Crawford County Sheriff James Steinkuehler commented on the years he worked with Sailer.

“Farewell to one great colleague. Roger, your hard work and dedication were an important part of our teamwork here in Crawford County. As you turn the page in your life story, we join together in wishing you every success in the future as a district court judge.”

He added that he knows the hard work Sailer put in and said that they both have seen and dealt with some “pretty horrific cases here in Crawford County.”

“I can’t think of another individual who worked so hard on getting convictions on cases and giving closure to the loved ones left behind. It has been a great pleasure working with you, Roger, and now you’re off to your next big challenge. Good luck and God’s blessings to you and your family,” the sheriff said.

After taking the oath and slipping on his judge’s robe, Sailer turned to the audience and said that throughout the long process of becoming a judge, his general feeling has been one of excitement.

“I don’t mind telling you now as I stand here and understand what’s happening, it is exciting but the prevailing feeling is very humbling, and I’m very struck by the seriousness of what this all means and what’s ahead,” he continued.

He thanked those on the judicial nominating commission for choosing him as a finalist and thanked Gov. Kim Reynolds for appointing him.

He said that throughout the application process he was asked the attributes of judges he knows that he hopes to emulate.

“I could not have asked for a better group of people to draw those attributes from.
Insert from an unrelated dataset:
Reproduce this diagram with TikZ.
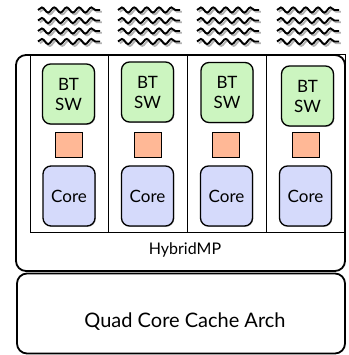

It’s an outstanding panel of judges we have in this district and I sang their praises,” Sailer said.

He said Judge Steven J. Andreason is a walking example of the importance and the power of true legal scholarship. Judge Duane E. Hoffmeyer is a walking example of how to conduct a courtroom trial. And Judge Neary oozes humanity from his pores from everyone in the courtroom.

“I could go on down the line,” Sailer said, pointing to the judges seated in the jury box. “All of them are terrific examples.”

He was also often asked about his philosophy of what a judge should be like.

For that answer, he turned to a sign that he and Maura have at the back door at their home, something they look at every day as they leave for work.

Sailer encouraged those who are in the market for a philosophy to adopt it.

“This is how I’ve certainly attempted to live my personal and professional life,” he said, not yet showing the sign to the audience.

“It’s how I try to conduct myself with clients when I had them. It’s how I try to conduct myself as a public official when I was one. It’s how I try to conduct myself in the prosecution of criminal cases. It’s how I try to conduct myself when dealing with families and victims of crime that we deal with as prosecutor,” Sailer said.

He turned the sign around to show that is says, “Work hard and be nice.”